Why Business Agility is the Key to Increasing Retail Growth
Original article by the Author is on, TotalRetail
“Why the Future of Retail Will Blow Your Mind” reads the title of an Entrepreneur article from nearly two years ago. The piece detailed how brick-and-mortar retailers were planning to leverage technology to improve the often mundane in-store experience and boost slowing store sales. A primary way in-store customers were going to be “mind blown” was an “immersive personalized mobile experience” which would ping them as they walked around the store with messages featuring product details, offers, discounts and even information on which celebrities were using the product.
While there are companies that have been able to implement some of these experiences, connectivity limitations and technological inconsistencies among customers have slowed the game-changing shift in shopping. As a result of these limitations, retailers have only been able to push messages via beacons to 2 percent to 3 percent of their in-store customers.
Shopping in My PJs
For the sixth straight year, e-commerce sales increased 15 percent or more, with companies like Target and J.C. Penney growing annual online revenues over 20 percent. In fact, a survey of shoppers conducted by UPS showed that for the first time, total purchases made online was greater than in-store purchases. Over time, more people have become comfortable with the idea of online shopping as retailers have improved the experience. Better product information and marketing strategies, such as flash sales and promo codes, have increased traffic and incentivized purchases. Most retailers also now offer fast and low-cost (often free) shipping to align with the expectation set by Amazon’s Prime service. Difficult return processes that used to cause friction have also been alleviated via simpler processes.

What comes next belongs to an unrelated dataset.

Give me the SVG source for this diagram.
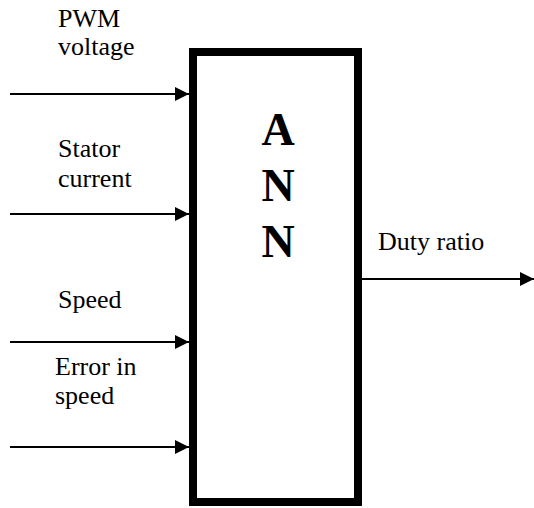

Contemporary growth in online sales isn’t possible if businesses aren’t serious about making their e-commerce experience user friendly. Companies have been investing time and money into bridging the e-commerce gap dug by the lost benefits of the “browse and buy” model of traditional brick-and-mortar retail. The planks of this bridge are comprised of improved product information, product curation based on historical purchases, the integration of multichannel interactions and implementation of user-preference algorithms. These tools are being used by companies to provide shoppers with more personalized options.
Death of a Retail Store?
With the expected in-store advances in customer experience slow to take off and online shopping seeing double-digit growth over the last six years, surely the retail store will go the way of the dinosaur, right? Well, not so fast. In-store purchases still account for over 90 percent of all sales, and are forecast to maintain an estimated share of about 85 percent of retail sales in 2025. Still, retailers need to begin to think about how to improve agility in their business model by rethinking their brick-and-mortar strategy.
Rightsizing Real Estate
When I buy clothes, I like to look at, touch and try on the garment. These sensory experiences give me a better understanding of the product I’m considering. I get a more personal summary of the garment — e.g., how a suit jacket fits my shoulders and if the material is breathable or sturdy enough for travel. Some retailers, such as Bonobos, have created “Guideshops” where the shopper will receive individualized customer support, try on clothes, make the purchase and have items shipped to their home. This model reduces up-front real estate costs because shops are much smaller than typical retail stores, and it also reduces the cost of inventory that needs to be carried as everything is shipped from a central distribution center.
Taking the Guideshop scenario further, if the retailer can leverage analytics that provides insights into customer preferences, promoting specific styles by location will reduce the probability of markdowns by taking these varied preferences into account. Data analytics has become table stakes in the retail industry for better marketing, sales and product development efforts. The raw numbers can be leveraged to better understand customer preferences in order to better identify product features that matter. Microsoft ripped out the Kinect peripheral from the Xbox One when the higher price tag (and frankly its disappointing feature performance) was getting outsold by the cheaper Playstation 4. Microsoft evaluated the customer response and realized that the motion and voice-command features weren’t worth the additional $100 to gamers. So while Kinect was an “integral and important part of the Xbox One experience,” Microsoft altered course based on reality.
The Pokémon Go Effect
Adapting innovations like virtual or augmented reality (VR/AR) technology is a good way to mitigate the lost experience from the browse-and-buy model. The recent Pokémon Go phenomenon provides a twist on the classic game by allowing players to get up off their couches and “Catch ’Em All” in an AR environment. Applying mainstream technology to your marketing by using mobile apps or displays in stores can aid decision making. Just like Pokémon Go did for Pokémon, applying updated technology to older products can create a renewed customer enthusiasm via a new engagement mechanism.
Retailers need to find new ways to engage with customers to get them into their stores. By understanding their preferences and using data to unlock insights, companies can alter the in-store experience to drive growth and improve their overall delivery model.